#### [Exercise task]
Reply with nothing except the number of lines that contain the word "this".

───── Stored data ─────

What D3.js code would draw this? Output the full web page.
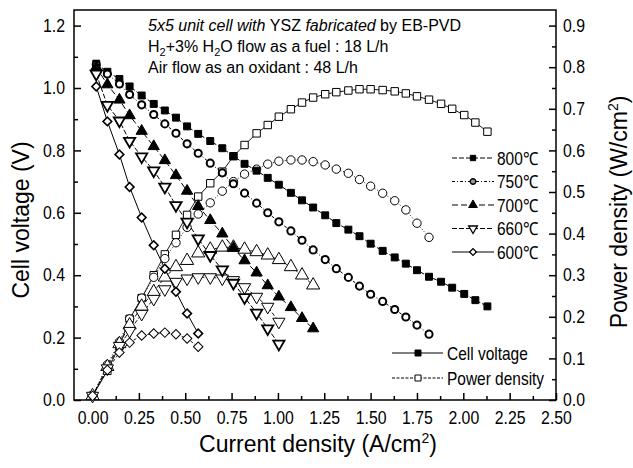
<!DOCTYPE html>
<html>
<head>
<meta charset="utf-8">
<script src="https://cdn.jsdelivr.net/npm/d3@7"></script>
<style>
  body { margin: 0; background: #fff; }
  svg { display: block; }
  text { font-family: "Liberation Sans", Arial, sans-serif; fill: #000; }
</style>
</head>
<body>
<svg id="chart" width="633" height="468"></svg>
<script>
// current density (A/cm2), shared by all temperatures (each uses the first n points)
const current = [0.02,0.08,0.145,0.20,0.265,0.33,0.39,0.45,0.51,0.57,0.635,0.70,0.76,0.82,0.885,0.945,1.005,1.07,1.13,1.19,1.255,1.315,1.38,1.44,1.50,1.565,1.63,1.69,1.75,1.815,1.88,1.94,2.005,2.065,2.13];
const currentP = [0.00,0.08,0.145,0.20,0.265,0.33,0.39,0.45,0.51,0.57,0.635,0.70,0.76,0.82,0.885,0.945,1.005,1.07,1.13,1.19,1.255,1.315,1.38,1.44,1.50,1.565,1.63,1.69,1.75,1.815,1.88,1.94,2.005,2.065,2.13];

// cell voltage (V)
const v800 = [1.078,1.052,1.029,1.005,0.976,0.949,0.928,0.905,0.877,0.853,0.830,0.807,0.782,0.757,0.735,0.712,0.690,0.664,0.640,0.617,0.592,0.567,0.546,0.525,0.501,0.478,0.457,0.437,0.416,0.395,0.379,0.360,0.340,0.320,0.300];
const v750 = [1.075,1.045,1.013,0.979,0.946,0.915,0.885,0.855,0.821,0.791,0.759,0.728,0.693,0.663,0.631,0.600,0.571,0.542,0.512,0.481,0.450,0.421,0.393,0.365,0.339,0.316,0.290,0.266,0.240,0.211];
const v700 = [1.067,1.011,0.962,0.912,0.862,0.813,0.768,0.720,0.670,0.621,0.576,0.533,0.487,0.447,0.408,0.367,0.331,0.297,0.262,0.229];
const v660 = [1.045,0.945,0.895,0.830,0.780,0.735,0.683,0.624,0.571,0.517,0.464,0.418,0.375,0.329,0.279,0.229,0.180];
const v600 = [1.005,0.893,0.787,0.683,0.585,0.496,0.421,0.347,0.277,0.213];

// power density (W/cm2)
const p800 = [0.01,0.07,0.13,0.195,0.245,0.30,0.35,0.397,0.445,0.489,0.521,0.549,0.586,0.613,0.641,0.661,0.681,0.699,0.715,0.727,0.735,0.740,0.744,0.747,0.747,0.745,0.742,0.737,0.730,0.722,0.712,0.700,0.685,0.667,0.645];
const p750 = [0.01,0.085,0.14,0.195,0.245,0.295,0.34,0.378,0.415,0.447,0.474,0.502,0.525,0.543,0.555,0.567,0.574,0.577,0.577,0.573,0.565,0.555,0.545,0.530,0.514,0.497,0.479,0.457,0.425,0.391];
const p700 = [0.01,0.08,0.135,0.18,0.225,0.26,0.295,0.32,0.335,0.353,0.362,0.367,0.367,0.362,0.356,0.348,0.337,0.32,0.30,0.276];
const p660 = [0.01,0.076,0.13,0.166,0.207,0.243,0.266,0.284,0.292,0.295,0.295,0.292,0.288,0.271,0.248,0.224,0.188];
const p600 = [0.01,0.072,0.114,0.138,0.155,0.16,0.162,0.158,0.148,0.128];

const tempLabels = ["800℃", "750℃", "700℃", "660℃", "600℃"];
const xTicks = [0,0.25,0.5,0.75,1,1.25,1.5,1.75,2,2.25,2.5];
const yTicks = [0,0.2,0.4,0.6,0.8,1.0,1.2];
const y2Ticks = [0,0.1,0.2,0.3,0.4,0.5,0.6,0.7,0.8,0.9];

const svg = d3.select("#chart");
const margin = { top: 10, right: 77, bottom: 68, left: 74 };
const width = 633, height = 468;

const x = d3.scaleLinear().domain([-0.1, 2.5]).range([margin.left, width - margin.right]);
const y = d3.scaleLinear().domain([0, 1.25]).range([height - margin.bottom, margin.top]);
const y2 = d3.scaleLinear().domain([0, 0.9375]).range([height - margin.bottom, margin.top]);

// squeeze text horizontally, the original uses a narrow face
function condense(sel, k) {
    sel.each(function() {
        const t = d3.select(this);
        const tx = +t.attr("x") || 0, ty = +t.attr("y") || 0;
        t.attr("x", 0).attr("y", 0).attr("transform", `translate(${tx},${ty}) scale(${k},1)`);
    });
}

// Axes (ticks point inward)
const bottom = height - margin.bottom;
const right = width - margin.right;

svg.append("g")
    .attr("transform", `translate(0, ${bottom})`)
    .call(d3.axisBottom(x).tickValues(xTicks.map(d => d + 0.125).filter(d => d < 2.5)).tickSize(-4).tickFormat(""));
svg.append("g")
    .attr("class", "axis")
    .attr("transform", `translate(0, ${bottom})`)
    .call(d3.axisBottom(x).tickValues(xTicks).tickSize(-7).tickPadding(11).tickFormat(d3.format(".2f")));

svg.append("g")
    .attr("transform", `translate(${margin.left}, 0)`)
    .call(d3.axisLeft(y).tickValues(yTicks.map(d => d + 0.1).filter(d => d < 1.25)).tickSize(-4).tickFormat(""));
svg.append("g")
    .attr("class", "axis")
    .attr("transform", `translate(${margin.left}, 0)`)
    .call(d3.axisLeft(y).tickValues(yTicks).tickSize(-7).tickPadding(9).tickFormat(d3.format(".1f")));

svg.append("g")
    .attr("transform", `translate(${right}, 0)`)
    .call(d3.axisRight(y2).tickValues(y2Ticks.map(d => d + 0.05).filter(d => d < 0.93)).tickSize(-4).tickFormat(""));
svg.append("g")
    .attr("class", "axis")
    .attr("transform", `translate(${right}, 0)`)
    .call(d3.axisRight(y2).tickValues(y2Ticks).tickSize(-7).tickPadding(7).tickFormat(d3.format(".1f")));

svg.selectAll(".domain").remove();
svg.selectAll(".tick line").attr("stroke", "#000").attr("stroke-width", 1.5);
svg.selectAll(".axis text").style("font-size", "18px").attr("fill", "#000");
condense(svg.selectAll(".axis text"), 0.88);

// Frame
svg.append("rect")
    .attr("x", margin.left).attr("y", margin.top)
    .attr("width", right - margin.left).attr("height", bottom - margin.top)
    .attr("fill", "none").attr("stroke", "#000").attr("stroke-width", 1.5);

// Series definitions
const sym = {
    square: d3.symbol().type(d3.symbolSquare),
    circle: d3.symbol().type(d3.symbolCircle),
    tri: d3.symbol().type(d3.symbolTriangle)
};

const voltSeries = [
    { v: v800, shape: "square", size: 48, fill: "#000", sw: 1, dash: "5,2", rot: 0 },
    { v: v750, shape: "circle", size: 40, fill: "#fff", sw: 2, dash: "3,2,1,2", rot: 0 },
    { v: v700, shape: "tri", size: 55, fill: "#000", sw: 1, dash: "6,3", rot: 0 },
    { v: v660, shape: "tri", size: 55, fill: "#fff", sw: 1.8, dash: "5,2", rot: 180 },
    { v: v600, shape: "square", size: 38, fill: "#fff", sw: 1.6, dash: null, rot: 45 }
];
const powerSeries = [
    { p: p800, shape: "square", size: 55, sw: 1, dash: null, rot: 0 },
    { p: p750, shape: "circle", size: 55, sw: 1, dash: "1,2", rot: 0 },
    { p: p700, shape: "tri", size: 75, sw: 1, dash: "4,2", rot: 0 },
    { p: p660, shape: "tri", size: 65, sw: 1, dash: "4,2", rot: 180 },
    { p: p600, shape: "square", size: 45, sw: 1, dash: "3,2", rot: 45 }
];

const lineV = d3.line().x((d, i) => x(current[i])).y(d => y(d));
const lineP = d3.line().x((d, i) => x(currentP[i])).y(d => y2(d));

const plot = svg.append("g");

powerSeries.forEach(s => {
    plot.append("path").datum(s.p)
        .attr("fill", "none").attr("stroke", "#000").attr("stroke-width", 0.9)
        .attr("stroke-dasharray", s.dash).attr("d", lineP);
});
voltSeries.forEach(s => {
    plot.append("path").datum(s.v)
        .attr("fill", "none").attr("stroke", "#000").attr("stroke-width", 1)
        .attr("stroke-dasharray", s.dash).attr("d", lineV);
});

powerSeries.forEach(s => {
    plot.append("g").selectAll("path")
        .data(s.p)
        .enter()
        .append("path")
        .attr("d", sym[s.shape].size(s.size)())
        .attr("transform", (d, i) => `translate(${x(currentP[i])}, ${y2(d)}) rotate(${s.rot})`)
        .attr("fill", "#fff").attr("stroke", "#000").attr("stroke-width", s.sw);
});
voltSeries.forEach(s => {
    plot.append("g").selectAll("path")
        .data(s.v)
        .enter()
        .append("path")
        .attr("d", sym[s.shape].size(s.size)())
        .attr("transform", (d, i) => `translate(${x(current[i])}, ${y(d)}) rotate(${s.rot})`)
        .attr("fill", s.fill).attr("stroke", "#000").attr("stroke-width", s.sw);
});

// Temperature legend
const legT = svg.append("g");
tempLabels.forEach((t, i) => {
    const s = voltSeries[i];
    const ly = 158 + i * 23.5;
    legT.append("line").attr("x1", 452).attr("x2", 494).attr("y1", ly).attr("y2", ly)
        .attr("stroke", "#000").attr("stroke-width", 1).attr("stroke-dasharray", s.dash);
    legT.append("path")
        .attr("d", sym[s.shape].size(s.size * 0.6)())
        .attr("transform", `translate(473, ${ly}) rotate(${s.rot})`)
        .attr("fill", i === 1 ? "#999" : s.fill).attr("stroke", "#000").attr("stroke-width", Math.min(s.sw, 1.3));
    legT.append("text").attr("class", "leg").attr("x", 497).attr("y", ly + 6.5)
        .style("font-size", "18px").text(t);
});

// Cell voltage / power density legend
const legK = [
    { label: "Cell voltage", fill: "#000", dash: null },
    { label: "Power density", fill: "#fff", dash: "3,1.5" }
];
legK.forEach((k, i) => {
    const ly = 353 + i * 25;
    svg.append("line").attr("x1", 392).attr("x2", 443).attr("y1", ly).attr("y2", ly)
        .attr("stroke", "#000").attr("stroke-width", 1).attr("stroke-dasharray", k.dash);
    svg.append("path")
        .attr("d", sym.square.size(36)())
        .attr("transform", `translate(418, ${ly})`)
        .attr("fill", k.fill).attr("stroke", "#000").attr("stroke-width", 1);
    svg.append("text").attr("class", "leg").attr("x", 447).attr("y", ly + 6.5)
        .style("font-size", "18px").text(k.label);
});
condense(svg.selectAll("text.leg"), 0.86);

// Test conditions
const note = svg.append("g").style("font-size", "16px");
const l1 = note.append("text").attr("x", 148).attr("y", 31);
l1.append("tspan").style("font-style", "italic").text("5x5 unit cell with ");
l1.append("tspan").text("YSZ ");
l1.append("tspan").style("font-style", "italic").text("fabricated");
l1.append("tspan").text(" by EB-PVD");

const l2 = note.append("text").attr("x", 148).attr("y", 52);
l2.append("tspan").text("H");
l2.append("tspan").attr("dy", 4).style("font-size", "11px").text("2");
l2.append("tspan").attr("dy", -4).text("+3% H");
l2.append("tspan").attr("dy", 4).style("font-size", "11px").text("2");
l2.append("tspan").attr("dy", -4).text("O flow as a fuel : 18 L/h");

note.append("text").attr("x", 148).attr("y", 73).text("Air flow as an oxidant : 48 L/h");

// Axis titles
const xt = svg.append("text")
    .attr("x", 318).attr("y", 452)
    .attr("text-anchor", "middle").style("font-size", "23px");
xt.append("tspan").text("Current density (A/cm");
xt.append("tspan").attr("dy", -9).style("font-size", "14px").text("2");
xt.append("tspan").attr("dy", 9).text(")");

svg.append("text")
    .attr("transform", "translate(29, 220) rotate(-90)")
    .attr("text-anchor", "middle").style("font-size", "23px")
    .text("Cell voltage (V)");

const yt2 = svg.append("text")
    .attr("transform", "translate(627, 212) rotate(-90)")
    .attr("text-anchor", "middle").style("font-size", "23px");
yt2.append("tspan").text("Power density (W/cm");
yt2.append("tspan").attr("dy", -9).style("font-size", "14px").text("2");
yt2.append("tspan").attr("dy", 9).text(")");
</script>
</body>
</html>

─────

#### [Worked solution]
2